When I think of bromances, I think of J.D. and Turk from Scrubs. They are the definition of bromance. They are even more connected to each other than to their significant others. They have cute nicknames for each other like Brown Bear and Vanilla Bear. They have a million inside jokes. They miss each other after long periods of separation. Like when Turk and Carla came back from their honeymoon, J.D. and Turk were practically giddy with joy at their reunion. I know my husband secretly wishes he has what J.D. and Turk have. There, there, hubby.
Another level to a bromance is that the bros live by the Bro Code. It's from How I Met Your Mother, if you didn't know.

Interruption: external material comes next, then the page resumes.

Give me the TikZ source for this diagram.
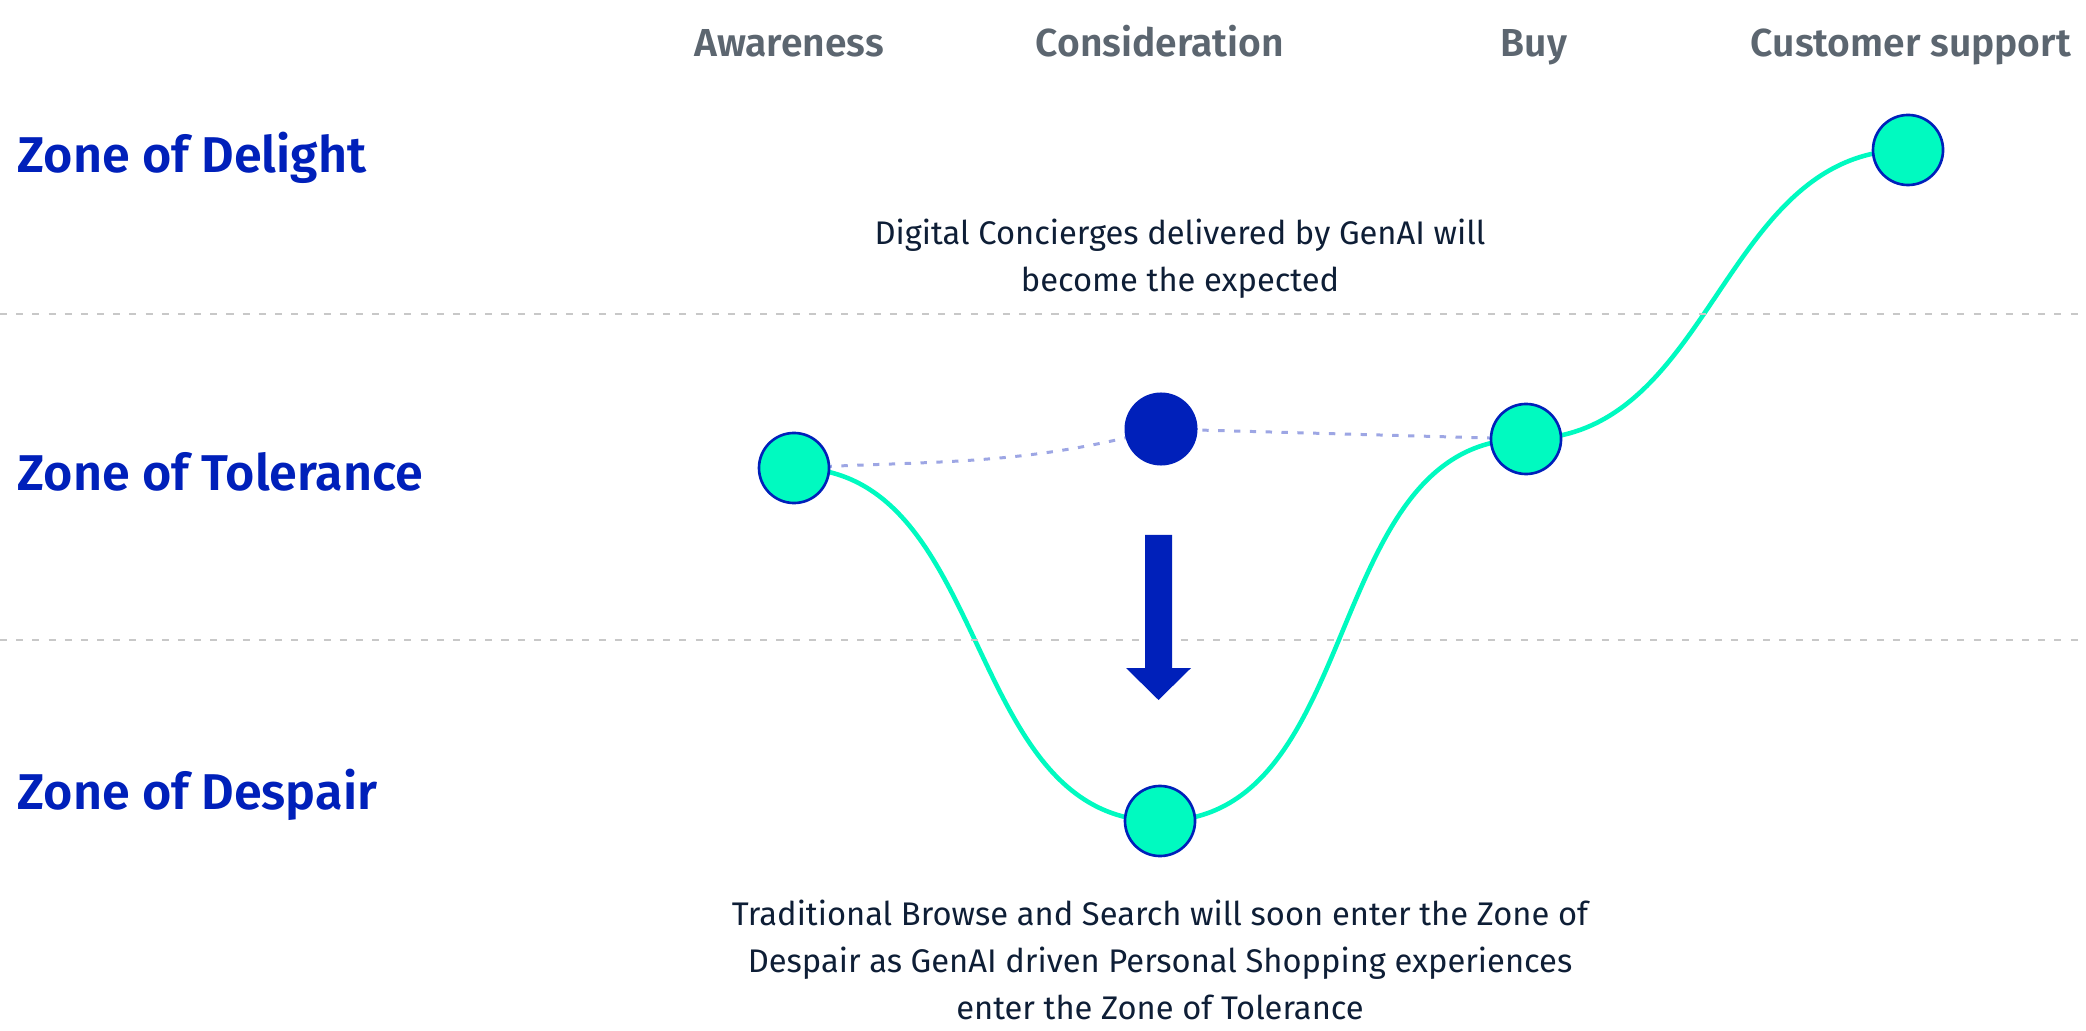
\documentclass[tikz,border=0pt]{standalone}
\usepackage{fontspec}
\setmainfont{Fira Sans}[BoldFont={Fira Sans SemiBold}]
\usetikzlibrary{backgrounds}

\definecolor{mint}{HTML}{00FAC0}
\definecolor{navy}{HTML}{0020BA}
\definecolor{haze}{HTML}{9DA6E4}
\definecolor{rule}{HTML}{C8C8C8}
\definecolor{stagegray}{HTML}{5C6670}
\definecolor{ink}{HTML}{0E1E36}

\tikzset{
	stage/.style={font=\bfseries\fontsize{11.1}{13}\selectfont, text=stagegray, anchor=base, inner sep=0pt},
	zone/.style={font=\bfseries\fontsize{14.3}{17}\selectfont, text=navy, anchor=base west, inner sep=0pt},
	note/.style={font=\fontsize{9.3}{13.4}\selectfont, text=ink, align=center, anchor=north, inner sep=0pt},
	touch/.style={circle, draw=navy, line width=0.75pt, fill=mint, minimum size=0.7cm, inner sep=0pt},
	goal/.style={circle, fill=navy, minimum size=0.73cm, inner sep=0pt},
	journey/.style={mint, line width=1.3pt},
	expected/.style={haze, line width=0.85pt, dash pattern=on 1.8pt off 2.7pt},
	border/.style={rule, line width=0.85pt, dash pattern=on 2pt off 2.6pt}
}

\begin{document}
\begin{tikzpicture}[x=0.01cm, y=0.01cm]
	%%%%% START %%%%%
	\useasboundingbox (0, 0) rectangle (2086, 1030);
	
	% zone borders
	\draw[border] (0, 716) -- (2086, 716);
	\draw[border] (0, 390) -- (2086, 390);
	
	% stages
	\node[stage] (awareness) at (789, 973) {Awareness};
	\node[stage] (consideration) at (1160, 973) {Consideration};
	\node[stage] (purchase) at (1534, 973) {Buy};
	\node[stage] (support) at (1911, 973) {Customer support};
	
	% zones
	\node[zone] (delight) at (17, 857) {Zone of Delight};
	\node[zone] (tolerance) at (17, 539) {Zone of Tolerance};
	\node[zone] (despair) at (17, 221) {Zone of Despair};
	
	% touch points
	\node[touch] (touchAware) at (794, 562) {};
	\node[goal] (touchConsider) at (1161, 601) {};
	\node[touch] (touchBuy) at (1526, 591) {};
	\node[touch] (touchSupport) at (1908, 880) {};
	\node[touch] (touchBrowse) at (1160, 209) {};
	
	\begin{pgfonlayer}{background}
		\draw[expected] (touchAware.center) to[out=3, in=195] (touchConsider.center) -- (touchBuy.center);
		\draw[journey] (touchAware.center) to[out=0, in=180] (touchBrowse.center)
			to[out=0, in=180] (touchBuy.center) to[out=0, in=180] (touchSupport.center);
	\end{pgfonlayer}
	
	% drop arrow
	\fill[navy] (1145, 495) -- (1172, 495) -- (1172, 362) -- (1191, 362) -- (1158.5, 330)
		-- (1126, 362) -- (1145, 362) -- cycle;
	
	% notes
	\node[note] (conciergeNote) at (1180, 812) {Digital Concierges delivered by GenAI will\\become the expected};
	\node[note] (browseNote) at (1160, 131) {Traditional Browse and Search will soon enter the Zone of\\Despair as GenAI driven Personal Shopping experiences\\enter the Zone of Tolerance};
	
	%%%%% END %%%%%
\end{tikzpicture}
\end{document}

Barney Stinson, the awesomest TV character of all time, came up with it. Here are some good ones, quoted directly from the show:
Article 1. Bros before hoes.
Article 29. A Bro will in a timely manner alert his Bro to the existence of a girl fight.
Article 59. One Bro makes a solo attack. A second Bro provides a crutch. A third Bro rounds out the pack. But a fourth Bro is one too much.
Article 62. In the event that two Bros acquire the same target, the Bro with the longer dry spell has dibs. Should the dry spells be of equal length, a game of discreet roshambo (that just means rock-paper-scissors) shall determine the outcome.
Article 66. If a Bro suffers pain due to the permanent dissolution of a relationship with a lady friend, a Bro shall offer nothing more than a "that sucks, man" and copious quantities of beer. A Bro will also refrain from pejorative commentary - deserved or not - regarding said lady friend for a period of three months, when the requisite backslide window has closed.
Article 67. Should a Bro pick up a guitar at a party and commence playing, another Bro shall point out that he is a tool.